天兵童子
総集編

1997/01/11 文芸坐ル・ピリエ
勤王の志を立てた少年武芸者天兵が、大人たちを相手に大活躍。
昭和16年の日活映画。主演は名子役・宗春太郎。by K. Hattori



 昭和16年、日米開戦の年に製作された日活映画。主演は宗春太郎。宗は傳次郎主演の『丹下左膳余話・百萬両の壷』でチョビ安を演じ、嵐寛主演の『鞍馬天狗』シリーズで杉作を演じていた日活の名子役。子役も年が経てば一本立ちする。この映画は宗春太郎演ずる少年武芸者・天兵が、戦乱の世の中で成長してゆく物語だ。原作は吉川英治の子供向け読み物。映画も子供向けだが、決して子供騙しではない。ただし、今観ると内容があまりにも道徳的、国策教育的、戦時体制的なのが鼻につき、純粋に活劇として楽しむことは難しい。

 物語の中で主人公が成長してゆタイプの小説を教養小説といい、その典型は吉川英治の「宮本武蔵」だと言われています。当然、映画版武蔵も教養映画(?)になり、物語の進展にあわせて主人公がどんどん成長し、変わってゆくわけです。この『天兵童子』でも、序盤はそんな雰囲気があって面白い。(原作者が同じ吉川だからかもしれないけどね。)主人公が通りすがりの武芸者の弟子になり、毎日畑に植えた麻の上をぴょんぴょん飛び跳ねたり、志を持って京都を目指したりするあたりは、目に見えて主人公が成長してゆく様子が心地よいのだ。

 ところが、主人公が京都で公家たちの窮状を目の当たりにし、勤王の志を立ててからはいただけない。ここで主人公の目標も生き方も固定されてしまって、その枠を打ち破ってゆくダイナミズムが完全に失われてしまう。主人公の人格は物語中盤で固定化し、そこで完成し、足踏みを続ける。彼の生き方は映画の中で完全に肯定され、主人公は徹底した善と化す。彼は自ら変化することを拒み、逆に周囲を魅了し感化してゆく存在となる。

 皇室の窮状に憤り、信長の行列を遮って喧嘩を売れば、逆にその気概を信長に気に入られてお咎めなし。盗賊に間違われて投獄されても、牢番の男に気に入られて脱走に成功。牢番は天兵を逃して命を落とすが、それに対する責任を主人公は一片たりとも感じていない。秀吉の高松城責めで秀吉方に捕らえられても、逆に秀吉に家来になれと誘われる始末。別の家来に預けられて、城内の仲間が餓死寸前なのに握り飯に食らいつく。あっちに付いたり、こっちに付いたり。調子いいんだよね。主人公に「天皇の臣」を名乗らせることで、戦場での敵味方という区別を超越させているわけだけれど、これはどう見たって、やっぱり節操がないように思えてならない。
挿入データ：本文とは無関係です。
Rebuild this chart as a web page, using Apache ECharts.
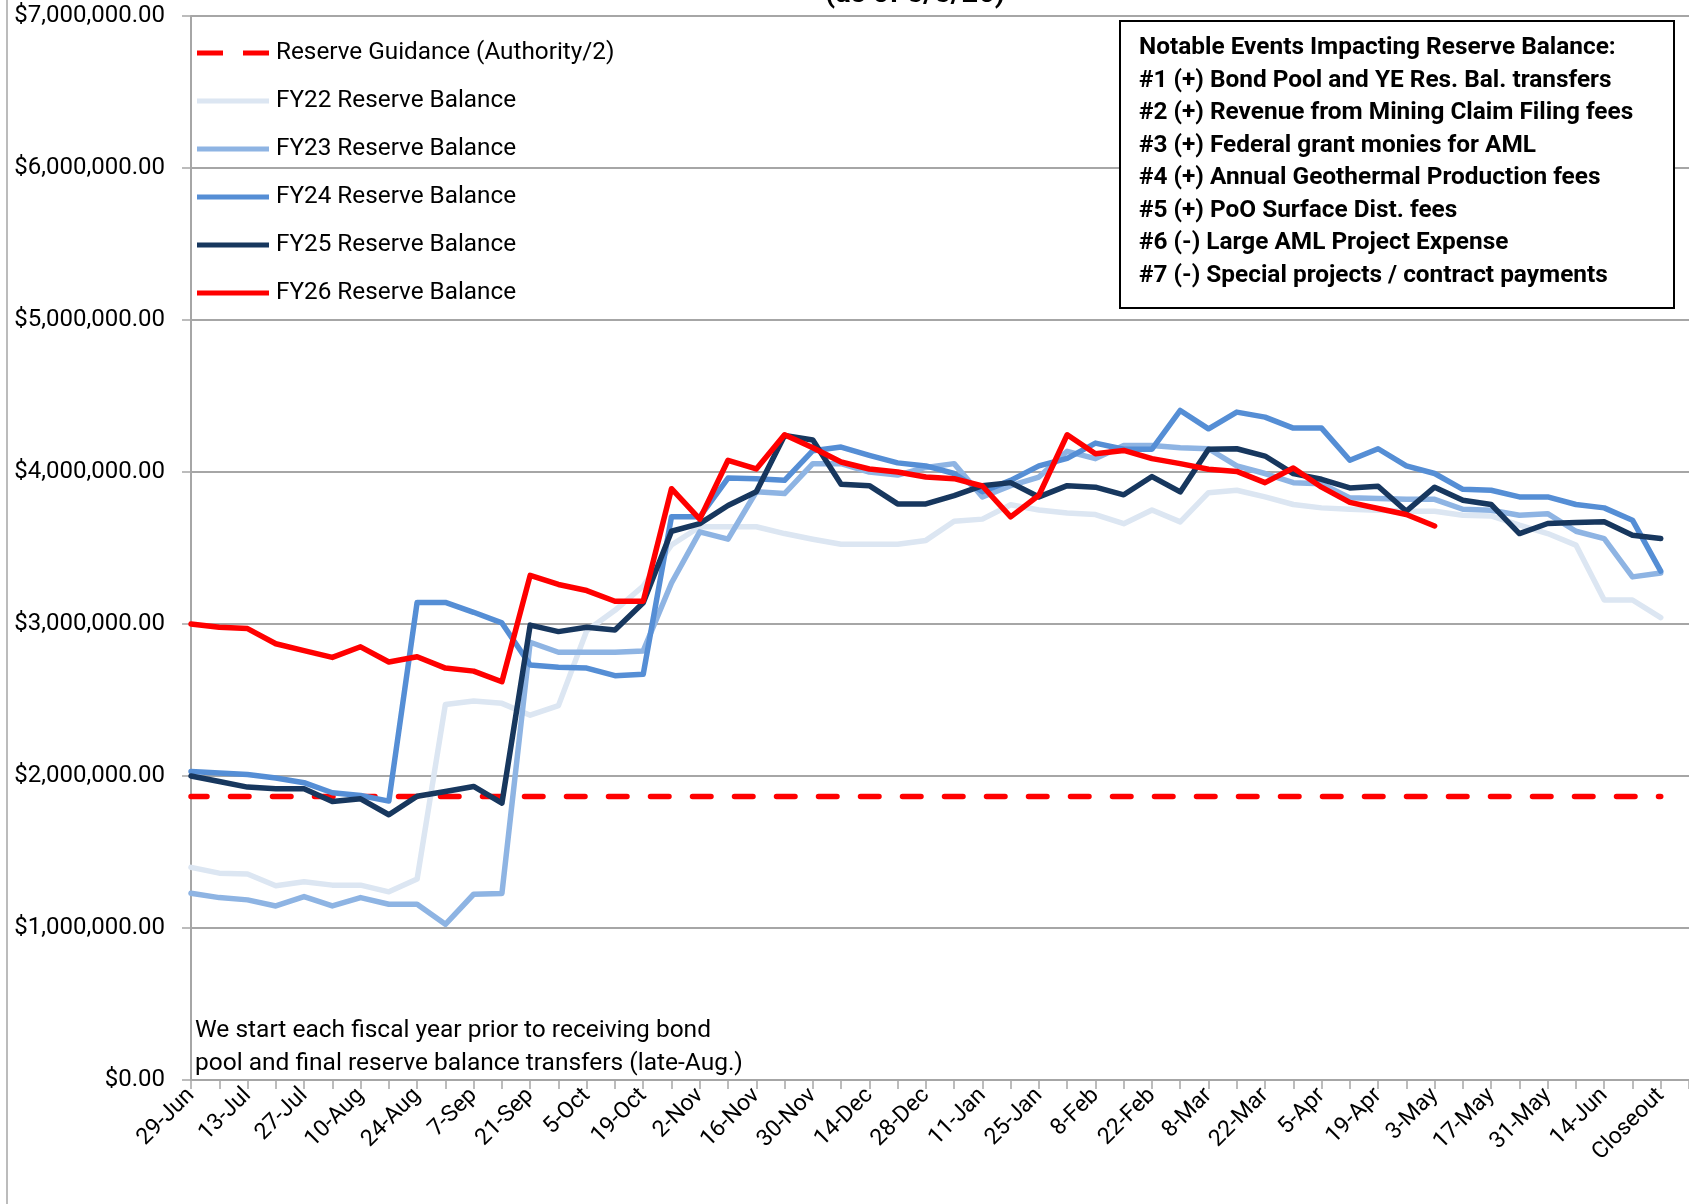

 「天皇の赤子」「天皇の臣下」「臣民」などという台詞がポンポン出てきて、製作された時代を感じさせる。この頃の時代劇は、戦国時代だろうが、江戸時代だろうが、幕末だろうが、ヒーローはみな尊王なのです。でもこうした皇室尊重は、時代考証としてどうこうという以前に、やっぱり映画として不自然だと思う。『天兵童子』の場合、そうした勤王主義を抜き去ると物語が成立しなくなるから、そこは巧妙にできてるんだけど、それでも最後の「臣民がひとり生まれました」には爆苦笑。当時の子供は、本当にこれに感動したのだろうか?